Peace, access, belonging. That is what it means to be brought near. And in each case, Paul underlines the fact that all these things come to us (i) through Christ (vv. 14, 18, 22), and (ii) with each other. These things are not solitary, private blessings. They are shared blessings, that bring us into relationship with each other. These are the things that unite us with each other.


And so we come to the final point, which is the opening word of the whole passage: “remember”. The New Testament is full of commands like that, to tell us to “remember” what God has done for us. And it’s full of commands to to pastors and preachers to “remind” God’s people of what he has done for us.

In the North of France there’s a little village called Villers-Bretonneux, that was liberated by an Australian regiment back in the last months of World War 1. It was a costly victory, and as many as 12,000 Australians lost their lives in the battle. If you go to Villers-Bretonneux today, and you visit the local school there, written up above the blackboard in every class room is a sign that says: “N’Oubliez jamais l’Australie.” Never forget Australia.
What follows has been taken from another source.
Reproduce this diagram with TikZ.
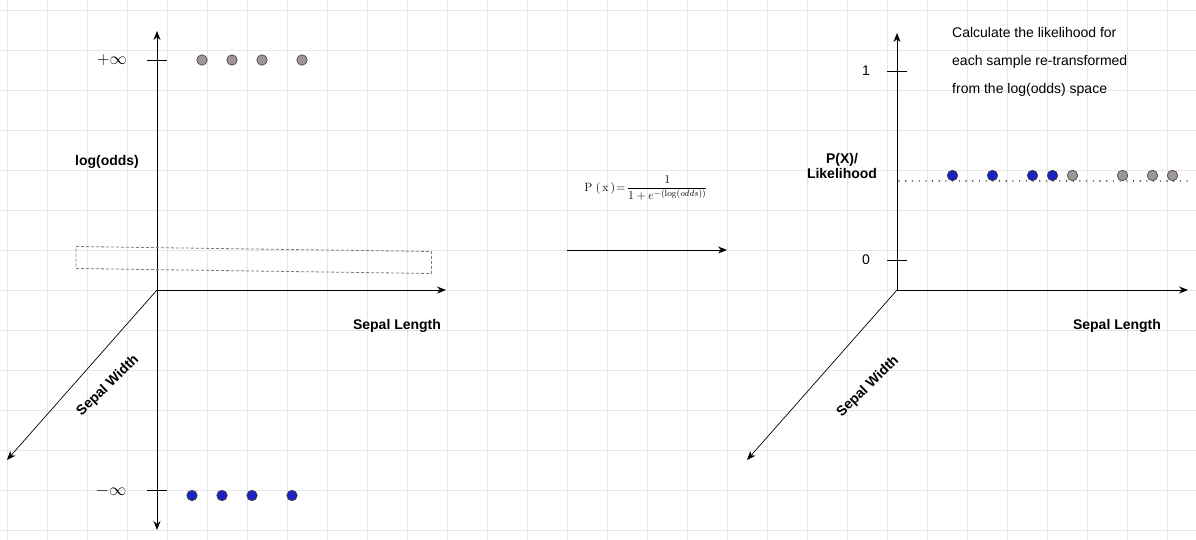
\documentclass[tikz,border=0pt]{standalone}
\usepackage[no-math]{fontspec}
\setmainfont{Liberation Sans}
\usetikzlibrary{arrows.meta}
\definecolor{gridc}{HTML}{E6E6E6}
\definecolor{dotgray}{HTML}{A09595}
\definecolor{dotblue}{HTML}{1A22C0}
\definecolor{dashc}{HTML}{857878}
\begin{document}
\begin{tikzpicture}[x=1pt,y=-1pt,
  axisarrow/.style={line width=0.9pt,-{Stealth[length=9pt,width=7pt]}},
  swarrow/.style={line width=0.7pt,-{Stealth[length=9pt,width=7pt]}},
  tickline/.style={line width=0.9pt},
  ptg/.style={circle,draw=black!75,fill=dotgray,minimum size=10.5pt,inner sep=0pt,line width=0.6pt},
  ptb/.style={circle,draw=black!75,fill=dotblue,minimum size=10.5pt,inner sep=0pt,line width=0.6pt},
  boldlab/.style={font=\bfseries\fontsize{14}{15}\selectfont,inner sep=0pt,align=center},
  plainlab/.style={font=\fontsize{14}{16}\selectfont,inner sep=0pt},
  inflab/.style={font=\fontsize{18}{20}\selectfont,inner sep=0pt}]
\useasboundingbox (0,0) rectangle (1196,540);
\fill[white] (0,0) rectangle (1196,540);
\foreach \gx in {7,47,...,1196} \draw[gridc,line width=0.6pt] (\gx,0) -- (\gx,540);
\foreach \gy in {10,50,...,540} \draw[gridc,line width=0.6pt] (0,\gy) -- (1196,\gy);

% ---------- left plot ----------
\coordinate (LO) at (157,290);
\coordinate (LT) at (157,31);
\coordinate (LB) at (157,530);
\coordinate (LR) at (446,290);
\coordinate (LD) at (7,460);
\draw[axisarrow] (LO) -- (LT);
\draw[axisarrow] (LO) -- (LB);
\draw[axisarrow] (LO) -- (LR);
\draw[swarrow] (LO) -- (LD);

\coordinate (tpA) at (147,60); \coordinate (tpB) at (167,60);
\coordinate (tmA) at (147,490); \coordinate (tmB) at (167,490);
\draw[tickline] (tpA) -- (tpB);
\draw[tickline] (tmA) -- (tmB);
\node[inflab] (pinf) at (112,60) {$+\infty$};
\node[inflab] (minf) at (111,491) {$-\infty$};

\node[ptg] (g1) at (202,60) {};
\node[ptg] (g2) at (232,60) {};
\node[ptg] (g3) at (262,60) {};
\node[ptg] (g4) at (302,60) {};
\node[ptb] (b1) at (192,495.5) {};
\node[ptb] (b2) at (222,495.5) {};
\node[ptb] (b3) at (252,495.5) {};
\node[ptb] (b4) at (292,495.5) {};

\node[boldlab] (logodds) at (107,162) {log(odds)};
\node[boldlab] (slL) at (397,326) {Sepal Length};
\node[boldlab,rotate=44] (swL) at (108,386) {Sepal Width};

\coordinate (r1) at (76,246.5); \coordinate (r2) at (431.5,251.5);
\coordinate (r3) at (431.5,273.5); \coordinate (r4) at (76,268.5);
\draw[dashc,line width=0.8pt,dash pattern=on 3pt off 2pt] (r1) -- (r2) -- (r3) -- (r4) -- cycle;

% ---------- middle ----------
\node[inner sep=0pt,font=\fontsize{12.3}{14}\selectfont] (formula) at (646,188)
  {$\displaystyle\mathrm{P}\;(\,\mathrm{x}\,)\!=\!\frac{1}{1+e^{-(\log(odds))}}$};
\coordinate (mA) at (567,250); \coordinate (mB) at (727,250);
\draw[axisarrow] (mA) -- (mB);

% ---------- right plot ----------
\coordinate (RO) at (897,290);
\coordinate (RT) at (897,33);
\coordinate (RR) at (1188,290);
\coordinate (RD) at (747,460);
\draw[axisarrow] (RO) -- (RT);
\draw[axisarrow] (RO) -- (RR);
\draw[swarrow] (RO) -- (RD);

\coordinate (t1A) at (887,71); \coordinate (t1B) at (907,71);
\coordinate (t0A) at (887,260); \coordinate (t0B) at (907,260);
\draw[tickline] (t1A) -- (t1B);
\draw[tickline] (t0A) -- (t0B);
\node[plainlab] (one) at (866,71) {1};
\node[plainlab] (zero) at (866,260) {0};

\coordinate (dA) at (899,181); \coordinate (dB) at (1188,181);
\draw[black!80,line width=1.6pt,line cap=round,dash pattern=on 0pt off 6.7pt] (dA) -- (dB);

\node[ptb] (rb1) at (952.5,175.5) {};
\node[ptb] (rb2) at (992.5,175.5) {};
\node[ptb] (rb3) at (1032.5,175.5) {};
\node[ptb] (rb4) at (1052.5,175.5) {};
\node[ptg] (rg1) at (1072.5,175.5) {};
\node[ptg] (rg2) at (1122.5,175.5) {};
\node[ptg] (rg3) at (1152.5,175.5) {};
\node[ptg] (rg4) at (1172.5,175.5) {};

\node[boldlab] (pxlab) at (842,166) {P(X)/\\Likelihood};
\node[boldlab] (slR) at (1117,326) {Sepal Length};
\node[boldlab,rotate=44] (swR) at (868,387) {Sepal Width};

\node[anchor=north west,inner sep=0pt,align=left,font=\fontsize{14}{28}\selectfont] (desc) at (952,27)
  {Calculate the likelihood for\\each sample re-transformed\\from the log(odds) space};
\end{tikzpicture}
\end{document}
The same applies to us. We need to keep reminding ourselves: Never forget the death of Jesus. Without him we would be without God and without hope, far from God and dead in our sins. Never forget the death of Jesus, and never forget where you would be if it wasn’t for him.

To think about:

What are some of the ways in which the rhythms and patterns of your week can include reminders of the things you need to remember about the story of your salvation, and opportunities to be part of helping your brothers and sisters to remember and celebrate them with you? Can we be more creative in how we go about doing that?